The reason: Unless they’re managed properly, e-mail CPA deals provide incentives for people selling on the merchant’s behalf to repeatedly blast every address they can get their hands on with the offer.

“Marketers want CPA deals because they don’t want to risk putting dollars toward something they don’t know is going to work,” Kaiser says. “So they decide to pay a bounty for every member or order or whatever they’re looking to accomplish.”

The problem with this setup in e-mail, according to Kaiser, is that the only way the list provider makes money is by getting people to convert.

“Many of these [CPA affiliates] aren’t spammers. They’re Can-Spam compliant, they abide by the rules, they use suppression files and do everything they’re supposed to do within the letter of the law,” she says. “Unfortunately, ISPs have a different law.”

User complaints are the number-one criterion ISPs use to determine if incoming e-mail is spam. But simply sending too much e-mail can also get the sender flagged as a spammer. “Anyone can look like a spammer [to an ISP] if they flood the Internet with e-mail, and looking like a spammer is just as bad as being one,” Kaiser says.

Moreover, not only will the ISP flag the IP address sending the mail, it will flag the content of the mail and treat any e-mail that contains it as spam.

As a result, the marketer whose offer has been flagged as spam may be blocked from reaching its own customers.

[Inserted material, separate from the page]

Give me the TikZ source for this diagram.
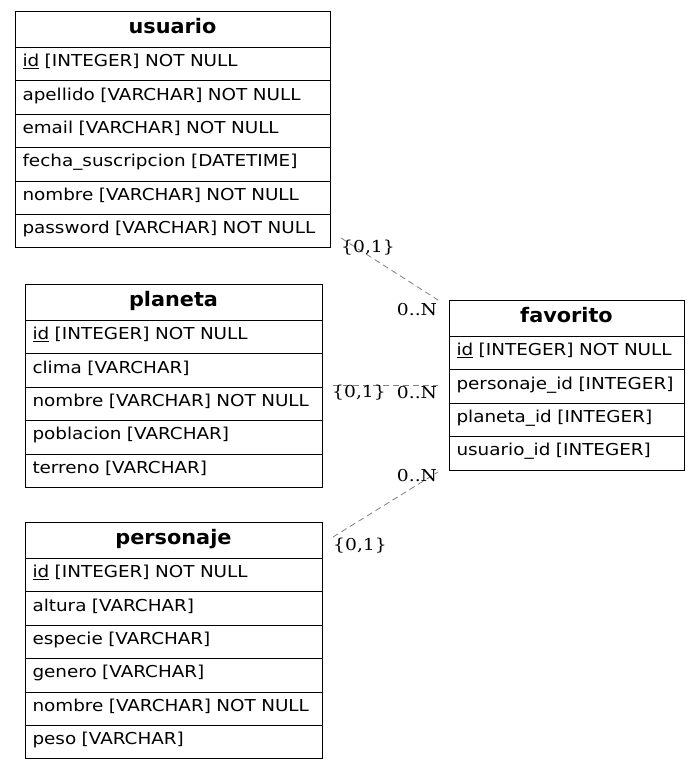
\documentclass[tikz,border=0pt]{standalone}
\usepackage{fontspec}
\setmainfont{DejaVu Sans}[FakeStretch=1.12]
\newfontfamily\hdrfont{DejaVu Sans}[FakeStretch=1.04]
\newfontfamily\cardfont{DejaVu Serif}[FakeStretch=1.14]
\usetikzlibrary{positioning,calc}

\tikzset{
  tbl/.style={draw,line width=1pt,outer sep=0pt,inner xsep=7.5pt,inner ysep=0pt,
    anchor=north west,text height=12pt,text depth=7.2pt,
    font=\fontsize{16.4}{18}\selectfont},
  hdr/.style={tbl,minimum height=36.5pt,align=center,text width=#1,
    text height=14pt,text depth=5.2pt,
    font=\hdrfont\fontsize{20}{22}\selectfont\bfseries},
  fld/.style={tbl,minimum height=33.4pt,align=left,text width=#1},
  rel/.style={draw=gray,line width=.8pt,dash pattern=on 6pt off 4pt},
  card/.style={inner sep=0pt,font=\cardfont\fontsize{16.4}{18}\selectfont},
}

\begin{document}
\begin{tikzpicture}[x=1pt,y=-1pt,node distance=0pt]
\useasboundingbox (0,0) rectangle (700,771);
% usuario
\node [hdr=300pt] (usu) at (15,11) {usuario};
\node [fld=300pt,below=of usu] (usu1) {\underline{id} [INTEGER] NOT NULL};
\node [fld=300pt,below=of usu1] (usu2) {apellido [VARCHAR] NOT NULL};
\node [fld=300pt,below=of usu2] (usu3) {email [VARCHAR] NOT NULL};
\node [fld=300pt,below=of usu3] (usu4) {fecha\_suscripcion [DATETIME]};
\node [fld=300pt,below=of usu4] (usu5) {nombre [VARCHAR] NOT NULL};
\node [fld=300pt,below=of usu5] (usu6) {password [VARCHAR] NOT NULL};
% planeta
\node [hdr=282pt] (pla) at (25,284) {planeta};
\node [fld=282pt,below=of pla] (pla1) {\underline{id} [INTEGER] NOT NULL};
\node [fld=282pt,below=of pla1] (pla2) {clima [VARCHAR]};
\node [fld=282pt,below=of pla2] (pla3) {nombre [VARCHAR] NOT NULL};
\node [fld=282pt,below=of pla3] (pla4) {poblacion [VARCHAR]};
\node [fld=282pt,below=of pla4] (pla5) {terreno [VARCHAR]};
% personaje
\node [hdr=282pt] (per) at (25,522) {personaje};
\node [fld=282pt,below=of per] (per1) {\underline{id} [INTEGER] NOT NULL};
\node [fld=282pt,below=of per1] (per2) {altura [VARCHAR]};
\node [fld=282pt,below=of per2] (per3) {especie [VARCHAR]};
\node [fld=282pt,below=of per3] (per4) {genero [VARCHAR]};
\node [fld=282pt,below=of per4] (per5) {nombre [VARCHAR] NOT NULL};
\node [fld=282pt,below=of per5] (per6) {peso [VARCHAR]};
% favorito
\node [hdr=220pt] (fav) at (449,300) {favorito};
\node [fld=220pt,below=of fav] (fav1) {\underline{id} [INTEGER] NOT NULL};
\node [fld=220pt,below=of fav1] (fav2) {personaje\_id [INTEGER]};
\node [fld=220pt,below=of fav2] (fav3) {planeta\_id [INTEGER]};
\node [fld=220pt,below=of fav3] (fav4) {usuario\_id [INTEGER]};
% relations
\coordinate (uA) at (341,238);
\coordinate (uB) at (438,300);
\coordinate (pA) at (333,385);
\coordinate (pB) at (438,385);
\coordinate (cA) at (333,537);
\coordinate (cB) at (438,472);
\draw [rel] (uA) -- (uB);
\draw [rel] (pA) -- (pB);
\draw [rel] (cA) -- (cB);
\node [card] (uAl) at (368,248) {\{0,1\}};
\node [card] (uBl) at (417,310) {0..N};
\node [card] (pAl) at (359,393) {\{0,1\}};
\node [card] (pBl) at (417,393) {0..N};
\node [card] (cAl) at (360,546) {\{0,1\}};
\node [card] (cBl) at (417,476) {0..N};
\end{tikzpicture}
\end{document}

“Now e-mail to their house file—their bread, their gold, the people they want to retain—is either being blocked or going to the bulk folder,” Kaiser continues. “They [the marketers] are not only hurting their [online] acquisition efforts, they’re severely impacting their e-mail house file, and that is the biggest problem with CPA deals.”

Take the example of the executives launching an unnamed continuity club who thought they could drive sales using e-mail CPA deals. “They ended up on every major blacklist within a three-month period because of the way they were marketing, and they weren’t spamming,” Kaiser says. “They were using sources that were high volume. They weren’t doing anything illegal, but they weren’t complying with the ISPs’ rules.”

So is e-mail acquisition worth the hassle? Absolutely, according to Kaiser. “I’ve been using e-mail successfully as an acquisition tool for six years,” she says. “People who buy on the Internet might not be the same profile as someone who buys from your catalog, which means if you’re not speaking to people online you’re leaving money on the table.”

Also, the average order size from online buyers is usually at least 25% higher than that of offline buyers because the Internet makes it so easy to add to a purchase, she notes.

Kaiser adds that marketers shouldn’t necessarily avoid CPA deals. The trick is to remove the incentive for affiliates to flood the Internet with offers.

“There’s a place for CPA, but it needs to be monitored,” she says. One possibility is to pay affiliates on a cost-per-lead basis on soft offers but limit the number of leads the marketer will buy from the affiliate per month.

“This way you’re limiting your risk,” Kaiser says. “If the leads don’t convert, you haven’t risked too much.”